§ **Short exercise**
Exactly reproduce the lines of the listing below from the one containing "Write the seaborn" through the one containing "import seaborn as sns". Skip the images.

Extracted data entries

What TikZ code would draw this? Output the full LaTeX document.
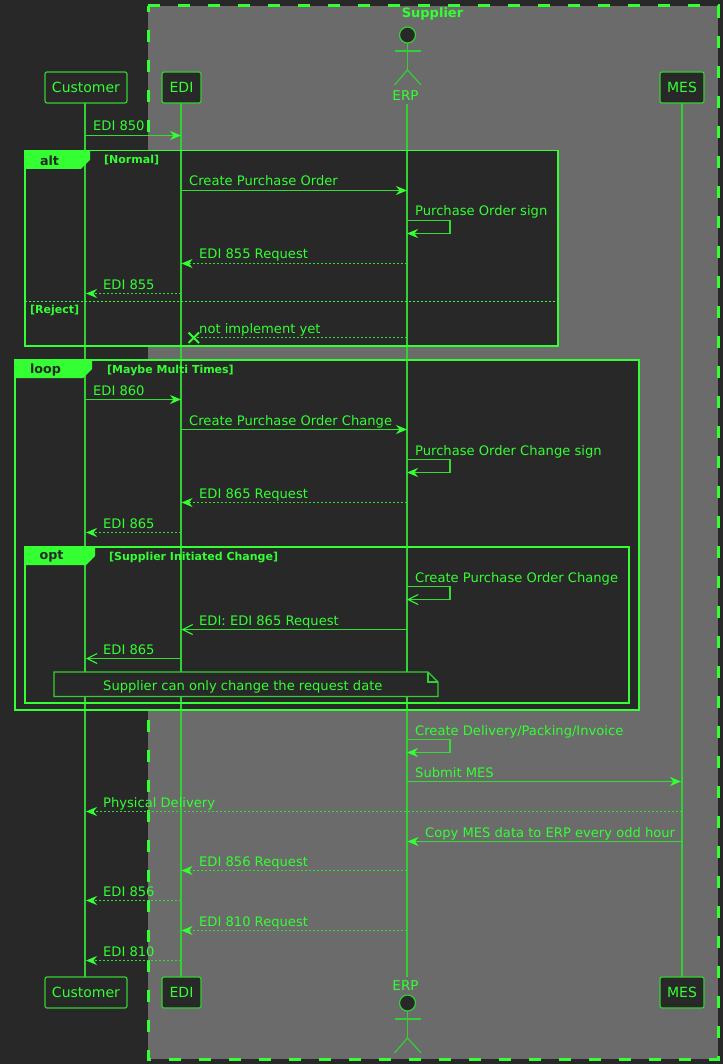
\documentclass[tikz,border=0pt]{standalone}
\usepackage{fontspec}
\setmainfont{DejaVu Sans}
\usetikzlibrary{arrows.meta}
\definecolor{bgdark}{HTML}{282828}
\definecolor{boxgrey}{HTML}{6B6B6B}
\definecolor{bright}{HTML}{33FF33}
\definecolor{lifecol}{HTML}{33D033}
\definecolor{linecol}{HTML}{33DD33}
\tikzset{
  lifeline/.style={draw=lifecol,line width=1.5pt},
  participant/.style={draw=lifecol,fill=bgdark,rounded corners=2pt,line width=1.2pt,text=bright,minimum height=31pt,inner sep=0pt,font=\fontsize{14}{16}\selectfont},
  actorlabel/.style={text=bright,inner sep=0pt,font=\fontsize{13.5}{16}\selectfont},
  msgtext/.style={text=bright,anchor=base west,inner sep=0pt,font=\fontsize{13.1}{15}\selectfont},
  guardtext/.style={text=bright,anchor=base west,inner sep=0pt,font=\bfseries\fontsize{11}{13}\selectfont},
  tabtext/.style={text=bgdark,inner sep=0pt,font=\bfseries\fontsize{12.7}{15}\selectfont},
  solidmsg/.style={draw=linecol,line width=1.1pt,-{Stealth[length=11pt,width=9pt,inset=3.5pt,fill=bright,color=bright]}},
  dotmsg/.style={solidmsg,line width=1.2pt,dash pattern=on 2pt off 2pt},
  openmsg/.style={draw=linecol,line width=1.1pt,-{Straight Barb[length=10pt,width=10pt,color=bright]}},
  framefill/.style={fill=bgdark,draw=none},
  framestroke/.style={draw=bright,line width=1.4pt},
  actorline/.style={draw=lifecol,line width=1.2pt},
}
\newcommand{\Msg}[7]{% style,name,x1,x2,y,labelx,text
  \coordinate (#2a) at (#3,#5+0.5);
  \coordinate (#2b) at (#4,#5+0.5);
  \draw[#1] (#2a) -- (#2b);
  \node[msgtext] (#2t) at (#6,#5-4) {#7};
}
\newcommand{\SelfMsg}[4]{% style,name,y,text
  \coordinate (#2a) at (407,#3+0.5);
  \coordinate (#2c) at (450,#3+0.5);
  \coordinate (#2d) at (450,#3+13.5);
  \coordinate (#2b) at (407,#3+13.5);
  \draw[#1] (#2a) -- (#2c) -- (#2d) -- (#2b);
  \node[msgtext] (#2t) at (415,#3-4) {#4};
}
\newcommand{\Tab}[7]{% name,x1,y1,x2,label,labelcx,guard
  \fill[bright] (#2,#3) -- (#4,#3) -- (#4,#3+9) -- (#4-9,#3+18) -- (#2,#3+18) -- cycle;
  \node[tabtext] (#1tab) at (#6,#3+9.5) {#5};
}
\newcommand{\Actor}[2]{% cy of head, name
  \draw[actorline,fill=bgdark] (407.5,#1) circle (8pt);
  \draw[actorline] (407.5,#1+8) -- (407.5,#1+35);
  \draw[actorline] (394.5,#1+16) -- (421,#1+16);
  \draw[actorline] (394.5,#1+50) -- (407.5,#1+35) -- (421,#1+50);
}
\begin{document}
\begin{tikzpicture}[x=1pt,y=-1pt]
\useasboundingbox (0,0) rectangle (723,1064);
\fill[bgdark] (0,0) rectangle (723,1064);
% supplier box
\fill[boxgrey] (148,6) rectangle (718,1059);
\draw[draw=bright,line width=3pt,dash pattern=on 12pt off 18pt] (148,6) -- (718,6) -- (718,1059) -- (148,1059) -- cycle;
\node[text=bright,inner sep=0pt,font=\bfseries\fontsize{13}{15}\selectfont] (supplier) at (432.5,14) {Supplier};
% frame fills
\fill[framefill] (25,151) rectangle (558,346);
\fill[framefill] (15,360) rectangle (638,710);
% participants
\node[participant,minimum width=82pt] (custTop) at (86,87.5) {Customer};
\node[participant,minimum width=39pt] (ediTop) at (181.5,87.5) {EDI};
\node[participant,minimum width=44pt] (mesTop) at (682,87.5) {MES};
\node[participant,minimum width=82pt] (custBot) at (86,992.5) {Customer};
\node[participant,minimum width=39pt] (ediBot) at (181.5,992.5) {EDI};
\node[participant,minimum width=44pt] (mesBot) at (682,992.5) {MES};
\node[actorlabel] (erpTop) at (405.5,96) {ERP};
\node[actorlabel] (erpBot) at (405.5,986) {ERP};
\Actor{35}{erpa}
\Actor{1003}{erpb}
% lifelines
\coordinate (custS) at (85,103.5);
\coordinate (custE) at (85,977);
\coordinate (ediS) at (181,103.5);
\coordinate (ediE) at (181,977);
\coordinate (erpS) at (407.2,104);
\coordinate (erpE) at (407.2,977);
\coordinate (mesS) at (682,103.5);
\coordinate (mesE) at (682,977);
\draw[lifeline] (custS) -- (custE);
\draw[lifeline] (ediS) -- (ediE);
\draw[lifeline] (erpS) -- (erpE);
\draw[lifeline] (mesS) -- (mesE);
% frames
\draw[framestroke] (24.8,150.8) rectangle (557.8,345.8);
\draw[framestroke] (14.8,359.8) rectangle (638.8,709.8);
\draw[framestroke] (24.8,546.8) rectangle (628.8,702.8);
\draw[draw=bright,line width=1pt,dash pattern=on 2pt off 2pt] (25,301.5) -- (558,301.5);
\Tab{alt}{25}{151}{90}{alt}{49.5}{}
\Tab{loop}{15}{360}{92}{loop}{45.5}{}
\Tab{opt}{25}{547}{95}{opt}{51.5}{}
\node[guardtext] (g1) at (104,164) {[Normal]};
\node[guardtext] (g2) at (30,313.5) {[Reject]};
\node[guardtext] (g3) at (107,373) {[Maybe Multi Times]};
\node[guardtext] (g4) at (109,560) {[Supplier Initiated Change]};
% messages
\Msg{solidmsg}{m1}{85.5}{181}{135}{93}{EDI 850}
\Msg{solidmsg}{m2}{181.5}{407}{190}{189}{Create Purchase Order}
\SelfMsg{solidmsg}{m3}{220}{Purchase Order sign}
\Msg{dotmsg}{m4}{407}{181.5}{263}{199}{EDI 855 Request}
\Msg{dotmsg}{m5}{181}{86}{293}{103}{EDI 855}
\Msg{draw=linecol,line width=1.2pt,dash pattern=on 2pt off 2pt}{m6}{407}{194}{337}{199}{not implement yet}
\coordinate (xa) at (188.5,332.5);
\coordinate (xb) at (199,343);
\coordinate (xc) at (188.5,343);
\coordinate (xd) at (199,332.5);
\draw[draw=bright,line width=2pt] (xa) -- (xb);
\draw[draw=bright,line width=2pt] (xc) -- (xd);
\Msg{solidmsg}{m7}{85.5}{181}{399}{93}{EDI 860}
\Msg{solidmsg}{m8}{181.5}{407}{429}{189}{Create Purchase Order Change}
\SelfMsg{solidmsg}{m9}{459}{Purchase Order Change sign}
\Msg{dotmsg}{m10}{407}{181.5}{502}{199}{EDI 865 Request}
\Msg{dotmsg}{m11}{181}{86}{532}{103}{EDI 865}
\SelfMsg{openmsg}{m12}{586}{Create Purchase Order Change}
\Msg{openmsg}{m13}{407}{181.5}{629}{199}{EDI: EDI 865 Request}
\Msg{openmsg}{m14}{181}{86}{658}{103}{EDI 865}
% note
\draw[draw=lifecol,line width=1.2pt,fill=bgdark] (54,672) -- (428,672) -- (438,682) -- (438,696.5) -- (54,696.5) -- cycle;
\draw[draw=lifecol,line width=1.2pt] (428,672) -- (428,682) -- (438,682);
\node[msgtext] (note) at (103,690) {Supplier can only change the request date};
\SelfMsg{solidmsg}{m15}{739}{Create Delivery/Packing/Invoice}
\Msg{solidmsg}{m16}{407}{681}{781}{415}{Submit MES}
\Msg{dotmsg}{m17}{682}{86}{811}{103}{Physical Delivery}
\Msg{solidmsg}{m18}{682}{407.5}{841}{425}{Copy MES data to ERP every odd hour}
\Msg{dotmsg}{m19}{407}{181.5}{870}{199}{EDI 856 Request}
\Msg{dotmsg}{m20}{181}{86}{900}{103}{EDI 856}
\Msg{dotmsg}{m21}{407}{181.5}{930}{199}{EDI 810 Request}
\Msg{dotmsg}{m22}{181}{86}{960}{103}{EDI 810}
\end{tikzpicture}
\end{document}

==

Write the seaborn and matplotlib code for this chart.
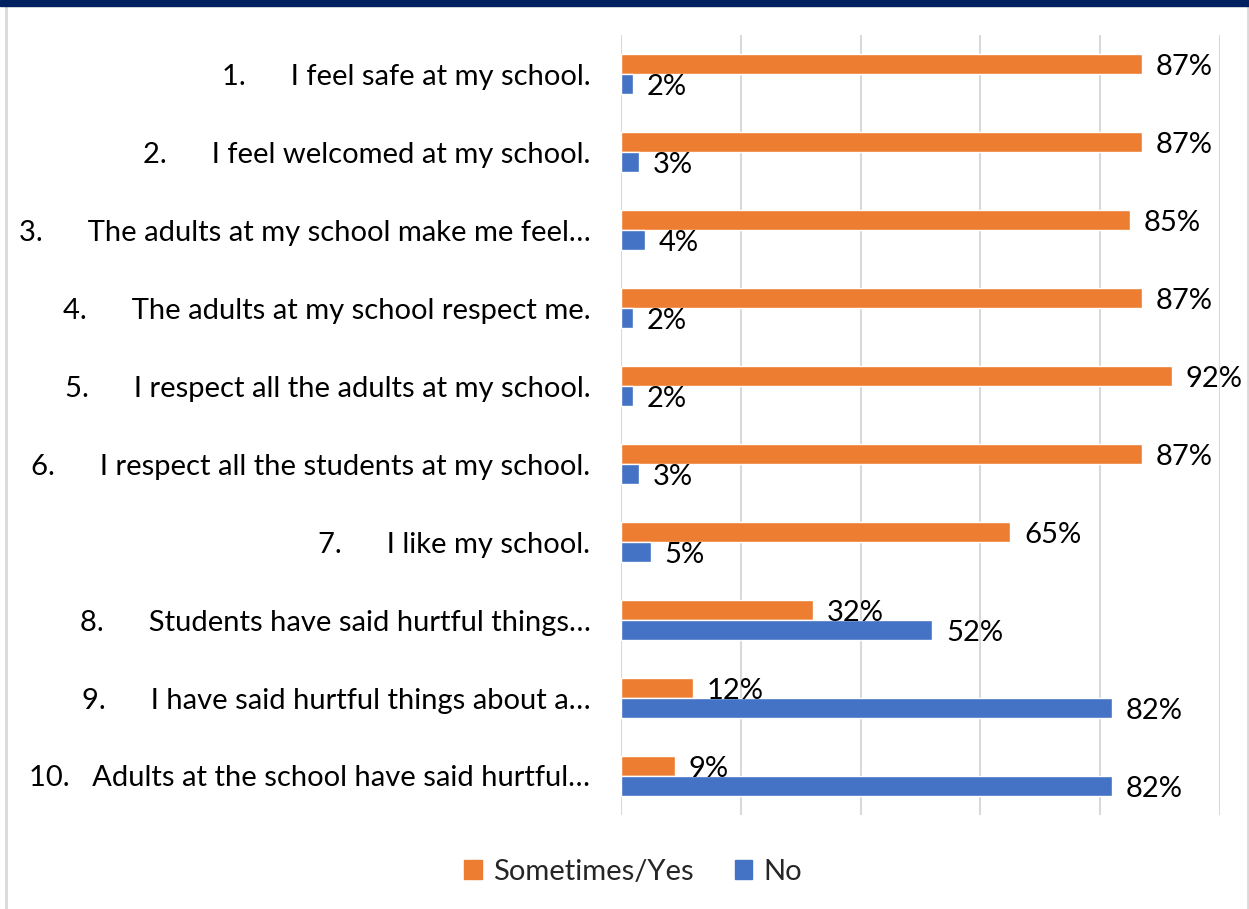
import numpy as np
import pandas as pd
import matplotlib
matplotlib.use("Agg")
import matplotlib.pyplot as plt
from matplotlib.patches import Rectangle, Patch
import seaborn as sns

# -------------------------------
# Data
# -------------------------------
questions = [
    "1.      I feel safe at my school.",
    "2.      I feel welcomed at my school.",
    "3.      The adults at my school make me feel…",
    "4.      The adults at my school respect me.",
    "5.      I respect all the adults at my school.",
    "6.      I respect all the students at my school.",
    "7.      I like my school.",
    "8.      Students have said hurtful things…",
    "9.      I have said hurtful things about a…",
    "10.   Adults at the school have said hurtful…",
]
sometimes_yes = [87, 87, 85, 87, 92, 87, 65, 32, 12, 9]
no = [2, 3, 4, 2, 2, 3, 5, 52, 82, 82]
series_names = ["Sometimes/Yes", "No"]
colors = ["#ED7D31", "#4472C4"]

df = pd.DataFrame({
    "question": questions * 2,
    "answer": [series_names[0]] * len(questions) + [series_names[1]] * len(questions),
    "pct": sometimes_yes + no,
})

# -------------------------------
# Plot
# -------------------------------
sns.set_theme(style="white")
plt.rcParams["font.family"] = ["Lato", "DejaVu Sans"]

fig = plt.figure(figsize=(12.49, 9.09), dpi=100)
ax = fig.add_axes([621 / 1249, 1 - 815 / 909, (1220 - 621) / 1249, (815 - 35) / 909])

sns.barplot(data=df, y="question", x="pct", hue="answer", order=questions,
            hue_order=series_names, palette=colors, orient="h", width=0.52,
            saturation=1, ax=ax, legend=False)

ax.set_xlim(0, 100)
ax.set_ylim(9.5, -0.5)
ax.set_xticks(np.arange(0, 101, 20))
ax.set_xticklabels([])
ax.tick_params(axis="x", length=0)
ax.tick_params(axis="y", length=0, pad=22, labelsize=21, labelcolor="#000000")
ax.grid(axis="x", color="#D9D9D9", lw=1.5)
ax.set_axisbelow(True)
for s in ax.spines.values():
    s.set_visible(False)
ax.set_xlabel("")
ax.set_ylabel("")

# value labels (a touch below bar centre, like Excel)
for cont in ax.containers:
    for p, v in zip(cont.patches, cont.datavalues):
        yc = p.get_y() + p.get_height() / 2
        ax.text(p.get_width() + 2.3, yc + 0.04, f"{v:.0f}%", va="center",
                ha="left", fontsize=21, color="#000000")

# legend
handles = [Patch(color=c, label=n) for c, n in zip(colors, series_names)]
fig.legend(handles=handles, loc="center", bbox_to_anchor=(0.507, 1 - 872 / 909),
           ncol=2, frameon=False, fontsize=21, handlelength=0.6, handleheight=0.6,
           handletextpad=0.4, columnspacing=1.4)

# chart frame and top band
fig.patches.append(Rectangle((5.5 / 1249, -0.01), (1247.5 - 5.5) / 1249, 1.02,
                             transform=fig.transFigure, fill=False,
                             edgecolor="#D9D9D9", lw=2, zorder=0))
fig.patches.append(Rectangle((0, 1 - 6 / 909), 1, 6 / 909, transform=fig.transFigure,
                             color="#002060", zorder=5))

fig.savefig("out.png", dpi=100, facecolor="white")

---

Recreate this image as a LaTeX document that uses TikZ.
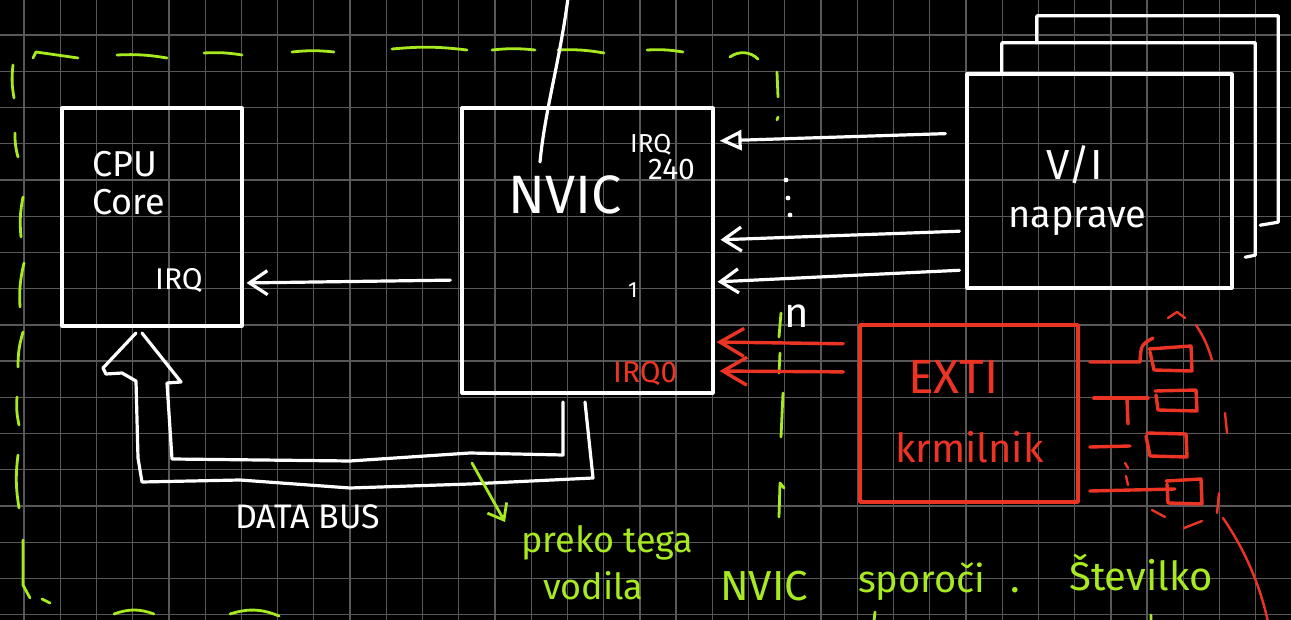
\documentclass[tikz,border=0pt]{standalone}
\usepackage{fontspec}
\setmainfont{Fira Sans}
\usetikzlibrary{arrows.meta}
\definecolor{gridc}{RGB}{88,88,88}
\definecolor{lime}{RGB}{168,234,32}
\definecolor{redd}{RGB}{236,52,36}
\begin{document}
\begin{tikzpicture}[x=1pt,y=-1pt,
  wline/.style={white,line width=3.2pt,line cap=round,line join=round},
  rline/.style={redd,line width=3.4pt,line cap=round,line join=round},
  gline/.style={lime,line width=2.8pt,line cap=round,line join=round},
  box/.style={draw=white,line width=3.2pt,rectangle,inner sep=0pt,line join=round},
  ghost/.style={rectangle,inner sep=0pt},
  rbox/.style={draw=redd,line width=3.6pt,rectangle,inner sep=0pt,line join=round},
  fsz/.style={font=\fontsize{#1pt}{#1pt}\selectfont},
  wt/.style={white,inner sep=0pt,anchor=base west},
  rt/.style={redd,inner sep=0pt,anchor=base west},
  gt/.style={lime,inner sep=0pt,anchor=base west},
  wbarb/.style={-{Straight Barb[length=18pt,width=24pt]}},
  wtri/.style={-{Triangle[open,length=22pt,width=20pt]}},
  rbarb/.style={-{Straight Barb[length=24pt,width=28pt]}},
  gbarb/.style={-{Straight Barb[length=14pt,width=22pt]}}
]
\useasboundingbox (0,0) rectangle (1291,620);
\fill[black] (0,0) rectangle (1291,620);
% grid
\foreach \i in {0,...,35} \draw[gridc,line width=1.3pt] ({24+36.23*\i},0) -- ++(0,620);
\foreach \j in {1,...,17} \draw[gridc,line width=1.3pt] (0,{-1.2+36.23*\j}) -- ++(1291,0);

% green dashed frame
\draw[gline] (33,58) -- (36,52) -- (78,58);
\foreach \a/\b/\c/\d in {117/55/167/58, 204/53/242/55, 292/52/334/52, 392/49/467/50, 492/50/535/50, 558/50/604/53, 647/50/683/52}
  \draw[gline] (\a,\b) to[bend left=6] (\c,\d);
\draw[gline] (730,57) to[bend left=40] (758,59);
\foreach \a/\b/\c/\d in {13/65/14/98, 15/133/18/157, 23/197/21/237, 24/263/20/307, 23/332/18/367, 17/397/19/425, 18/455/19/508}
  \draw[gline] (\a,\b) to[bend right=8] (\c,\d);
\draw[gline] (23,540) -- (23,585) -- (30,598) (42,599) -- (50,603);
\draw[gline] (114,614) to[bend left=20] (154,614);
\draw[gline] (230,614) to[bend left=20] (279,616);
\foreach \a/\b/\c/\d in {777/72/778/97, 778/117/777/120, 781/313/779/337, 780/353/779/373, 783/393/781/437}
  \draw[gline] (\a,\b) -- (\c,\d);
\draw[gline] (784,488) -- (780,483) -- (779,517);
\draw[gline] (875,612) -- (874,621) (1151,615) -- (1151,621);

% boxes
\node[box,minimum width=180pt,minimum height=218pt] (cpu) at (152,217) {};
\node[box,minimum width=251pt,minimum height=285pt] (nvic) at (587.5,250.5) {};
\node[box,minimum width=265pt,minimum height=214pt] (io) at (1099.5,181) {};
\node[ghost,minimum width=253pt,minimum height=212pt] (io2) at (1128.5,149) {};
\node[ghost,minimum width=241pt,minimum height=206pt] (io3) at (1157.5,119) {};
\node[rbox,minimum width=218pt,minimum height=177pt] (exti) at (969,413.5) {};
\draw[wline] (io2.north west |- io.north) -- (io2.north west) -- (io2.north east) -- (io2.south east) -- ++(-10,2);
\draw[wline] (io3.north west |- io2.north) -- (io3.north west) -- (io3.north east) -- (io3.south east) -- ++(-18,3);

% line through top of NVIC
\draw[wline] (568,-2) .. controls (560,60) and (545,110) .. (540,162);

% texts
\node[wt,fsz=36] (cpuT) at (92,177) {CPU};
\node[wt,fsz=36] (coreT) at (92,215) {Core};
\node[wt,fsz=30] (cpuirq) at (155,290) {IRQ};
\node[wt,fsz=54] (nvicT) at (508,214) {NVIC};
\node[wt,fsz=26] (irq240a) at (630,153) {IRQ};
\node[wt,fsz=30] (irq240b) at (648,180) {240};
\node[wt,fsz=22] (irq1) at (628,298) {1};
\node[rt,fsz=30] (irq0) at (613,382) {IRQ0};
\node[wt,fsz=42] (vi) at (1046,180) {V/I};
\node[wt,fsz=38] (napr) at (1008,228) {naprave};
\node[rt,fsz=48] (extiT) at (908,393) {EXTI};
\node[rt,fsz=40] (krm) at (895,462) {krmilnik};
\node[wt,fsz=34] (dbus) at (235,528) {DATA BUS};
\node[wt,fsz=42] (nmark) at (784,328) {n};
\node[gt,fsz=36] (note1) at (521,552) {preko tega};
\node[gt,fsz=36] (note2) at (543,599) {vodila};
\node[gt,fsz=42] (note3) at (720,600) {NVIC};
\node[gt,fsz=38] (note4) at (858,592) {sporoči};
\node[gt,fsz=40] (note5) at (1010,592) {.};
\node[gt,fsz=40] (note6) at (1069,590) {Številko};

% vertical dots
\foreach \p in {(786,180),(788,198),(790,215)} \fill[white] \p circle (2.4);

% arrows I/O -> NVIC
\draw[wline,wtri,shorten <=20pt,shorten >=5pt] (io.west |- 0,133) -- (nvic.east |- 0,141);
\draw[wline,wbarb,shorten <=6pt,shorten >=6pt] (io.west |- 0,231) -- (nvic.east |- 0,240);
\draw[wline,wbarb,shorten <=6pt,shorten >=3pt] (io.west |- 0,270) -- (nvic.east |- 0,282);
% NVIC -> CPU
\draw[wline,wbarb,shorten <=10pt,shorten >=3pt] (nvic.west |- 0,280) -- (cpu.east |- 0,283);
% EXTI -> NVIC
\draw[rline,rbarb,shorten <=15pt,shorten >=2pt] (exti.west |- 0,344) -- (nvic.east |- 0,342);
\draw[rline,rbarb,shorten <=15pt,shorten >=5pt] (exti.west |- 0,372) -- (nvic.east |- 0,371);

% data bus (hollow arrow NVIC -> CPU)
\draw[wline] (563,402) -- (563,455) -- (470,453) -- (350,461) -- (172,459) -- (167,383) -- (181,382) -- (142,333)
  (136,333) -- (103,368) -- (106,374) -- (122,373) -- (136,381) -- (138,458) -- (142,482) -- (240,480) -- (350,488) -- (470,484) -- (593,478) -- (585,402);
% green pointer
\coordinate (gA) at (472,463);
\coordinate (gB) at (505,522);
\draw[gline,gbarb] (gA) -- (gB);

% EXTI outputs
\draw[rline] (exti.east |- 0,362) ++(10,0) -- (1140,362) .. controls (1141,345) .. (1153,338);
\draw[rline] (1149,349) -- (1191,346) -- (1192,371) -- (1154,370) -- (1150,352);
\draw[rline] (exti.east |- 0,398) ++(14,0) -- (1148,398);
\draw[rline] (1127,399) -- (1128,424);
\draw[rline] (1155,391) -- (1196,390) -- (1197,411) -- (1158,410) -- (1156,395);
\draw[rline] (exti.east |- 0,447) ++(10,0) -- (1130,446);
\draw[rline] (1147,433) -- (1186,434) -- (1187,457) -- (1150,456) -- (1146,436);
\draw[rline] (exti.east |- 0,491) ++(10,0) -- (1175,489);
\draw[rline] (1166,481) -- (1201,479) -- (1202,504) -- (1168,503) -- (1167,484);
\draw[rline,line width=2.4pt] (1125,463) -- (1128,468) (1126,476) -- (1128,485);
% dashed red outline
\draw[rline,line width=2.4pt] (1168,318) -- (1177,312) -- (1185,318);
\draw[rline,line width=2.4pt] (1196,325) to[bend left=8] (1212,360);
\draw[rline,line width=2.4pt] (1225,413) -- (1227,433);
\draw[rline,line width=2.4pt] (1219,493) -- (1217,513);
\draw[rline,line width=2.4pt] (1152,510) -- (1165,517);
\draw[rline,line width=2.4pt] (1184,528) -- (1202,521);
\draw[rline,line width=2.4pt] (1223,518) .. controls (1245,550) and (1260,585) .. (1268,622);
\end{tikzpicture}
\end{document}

§ **Answer to the task**
Write the seaborn and matplotlib code for this chart.
import numpy as np
import pandas as pd
import matplotlib
matplotlib.use("Agg")
import matplotlib.pyplot as plt
from matplotlib.patches import Rectangle, Patch
import seaborn as sns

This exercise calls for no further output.